Direction >> Extract the full listing below without altering a single character.

Part of a data file
╭──
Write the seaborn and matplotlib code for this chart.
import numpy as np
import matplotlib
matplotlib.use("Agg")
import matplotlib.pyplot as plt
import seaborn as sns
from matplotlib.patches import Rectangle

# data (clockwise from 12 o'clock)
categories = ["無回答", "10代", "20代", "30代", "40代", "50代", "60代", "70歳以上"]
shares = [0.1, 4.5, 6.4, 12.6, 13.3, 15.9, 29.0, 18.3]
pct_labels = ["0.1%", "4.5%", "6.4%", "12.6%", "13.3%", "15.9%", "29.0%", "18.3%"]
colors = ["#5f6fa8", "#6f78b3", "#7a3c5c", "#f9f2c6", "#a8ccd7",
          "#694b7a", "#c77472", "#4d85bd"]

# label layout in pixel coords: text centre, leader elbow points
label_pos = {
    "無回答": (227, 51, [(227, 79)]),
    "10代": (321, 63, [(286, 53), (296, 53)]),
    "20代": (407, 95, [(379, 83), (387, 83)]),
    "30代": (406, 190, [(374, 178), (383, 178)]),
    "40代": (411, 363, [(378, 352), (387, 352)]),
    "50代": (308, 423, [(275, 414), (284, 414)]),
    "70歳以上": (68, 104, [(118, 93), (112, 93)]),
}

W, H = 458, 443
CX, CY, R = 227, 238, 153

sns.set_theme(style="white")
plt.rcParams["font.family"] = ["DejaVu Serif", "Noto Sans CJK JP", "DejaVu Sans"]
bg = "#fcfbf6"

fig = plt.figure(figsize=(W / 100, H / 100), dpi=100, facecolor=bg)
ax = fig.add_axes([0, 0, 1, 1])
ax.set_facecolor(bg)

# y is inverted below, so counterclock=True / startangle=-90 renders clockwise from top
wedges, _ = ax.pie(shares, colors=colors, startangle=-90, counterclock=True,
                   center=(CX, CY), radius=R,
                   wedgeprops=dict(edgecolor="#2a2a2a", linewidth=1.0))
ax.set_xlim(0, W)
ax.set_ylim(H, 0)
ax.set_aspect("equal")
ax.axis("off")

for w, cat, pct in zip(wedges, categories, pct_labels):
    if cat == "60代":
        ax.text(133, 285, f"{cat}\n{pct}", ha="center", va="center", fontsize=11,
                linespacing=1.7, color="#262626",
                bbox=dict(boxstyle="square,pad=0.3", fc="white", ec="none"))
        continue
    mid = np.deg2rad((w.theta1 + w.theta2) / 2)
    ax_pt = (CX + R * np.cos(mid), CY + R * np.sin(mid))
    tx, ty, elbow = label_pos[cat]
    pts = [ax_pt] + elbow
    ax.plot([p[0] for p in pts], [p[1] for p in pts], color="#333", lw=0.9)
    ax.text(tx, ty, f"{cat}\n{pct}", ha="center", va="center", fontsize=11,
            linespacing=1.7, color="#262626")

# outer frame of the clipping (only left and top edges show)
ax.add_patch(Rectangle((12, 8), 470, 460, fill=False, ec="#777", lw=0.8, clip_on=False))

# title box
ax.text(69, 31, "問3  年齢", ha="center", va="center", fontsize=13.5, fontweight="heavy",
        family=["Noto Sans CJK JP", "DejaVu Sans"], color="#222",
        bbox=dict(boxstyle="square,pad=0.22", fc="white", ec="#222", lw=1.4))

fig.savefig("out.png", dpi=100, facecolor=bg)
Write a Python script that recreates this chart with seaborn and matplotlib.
╰──
Result of this exercise >>
Write the seaborn and matplotlib code for this chart.
import numpy as np
import matplotlib
matplotlib.use("Agg")
import matplotlib.pyplot as plt
import seaborn as sns
from matplotlib.patches import Rectangle

# data (clockwise from 12 o'clock)
categories = ["無回答", "10代", "20代", "30代", "40代", "50代", "60代", "70歳以上"]
shares = [0.1, 4.5, 6.4, 12.6, 13.3, 15.9, 29.0, 18.3]
pct_labels = ["0.1%", "4.5%", "6.4%", "12.6%", "13.3%", "15.9%", "29.0%", "18.3%"]
colors = ["#5f6fa8", "#6f78b3", "#7a3c5c", "#f9f2c6", "#a8ccd7",
          "#694b7a", "#c77472", "#4d85bd"]

# label layout in pixel coords: text centre, leader elbow points
label_pos = {
    "無回答": (227, 51, [(227, 79)]),
    "10代": (321, 63, [(286, 53), (296, 53)]),
    "20代": (407, 95, [(379, 83), (387, 83)]),
    "30代": (406, 190, [(374, 178), (383, 178)]),
    "40代": (411, 363, [(378, 352), (387, 352)]),
    "50代": (308, 423, [(275, 414), (284, 414)]),
    "70歳以上": (68, 104, [(118, 93), (112, 93)]),
}

W, H = 458, 443
CX, CY, R = 227, 238, 153

sns.set_theme(style="white")
plt.rcParams["font.family"] = ["DejaVu Serif", "Noto Sans CJK JP", "DejaVu Sans"]
bg = "#fcfbf6"

fig = plt.figure(figsize=(W / 100, H / 100), dpi=100, facecolor=bg)
ax = fig.add_axes([0, 0, 1, 1])
ax.set_facecolor(bg)

# y is inverted below, so counterclock=True / startangle=-90 renders clockwise from top
wedges, _ = ax.pie(shares, colors=colors, startangle=-90, counterclock=True,
                   center=(CX, CY), radius=R,
                   wedgeprops=dict(edgecolor="#2a2a2a", linewidth=1.0))
ax.set_xlim(0, W)
ax.set_ylim(H, 0)
ax.set_aspect("equal")
ax.axis("off")

for w, cat, pct in zip(wedges, categories, pct_labels):
    if cat == "60代":
        ax.text(133, 285, f"{cat}\n{pct}", ha="center", va="center", fontsize=11,
                linespacing=1.7, color="#262626",
                bbox=dict(boxstyle="square,pad=0.3", fc="white", ec="none"))
        continue
    mid = np.deg2rad((w.theta1 + w.theta2) / 2)
    ax_pt = (CX + R * np.cos(mid), CY + R * np.sin(mid))
    tx, ty, elbow = label_pos[cat]
    pts = [ax_pt] + elbow
    ax.plot([p[0] for p in pts], [p[1] for p in pts], color="#333", lw=0.9)
    ax.text(tx, ty, f"{cat}\n{pct}", ha="center", va="center", fontsize=11,
            linespacing=1.7, color="#262626")

# outer frame of the clipping (only left and top edges show)
ax.add_patch(Rectangle((12, 8), 470, 460, fill=False, ec="#777", lw=0.8, clip_on=False))

# title box
ax.text(69, 31, "問3  年齢", ha="center", va="center", fontsize=13.5, fontweight="heavy",
        family=["Noto Sans CJK JP", "DejaVu Sans"], color="#222",
        bbox=dict(boxstyle="square,pad=0.22", fc="white", ec="#222", lw=1.4))

fig.savefig("out.png", dpi=100, facecolor=bg)
Write a Python script that recreates this chart with seaborn and matplotlib.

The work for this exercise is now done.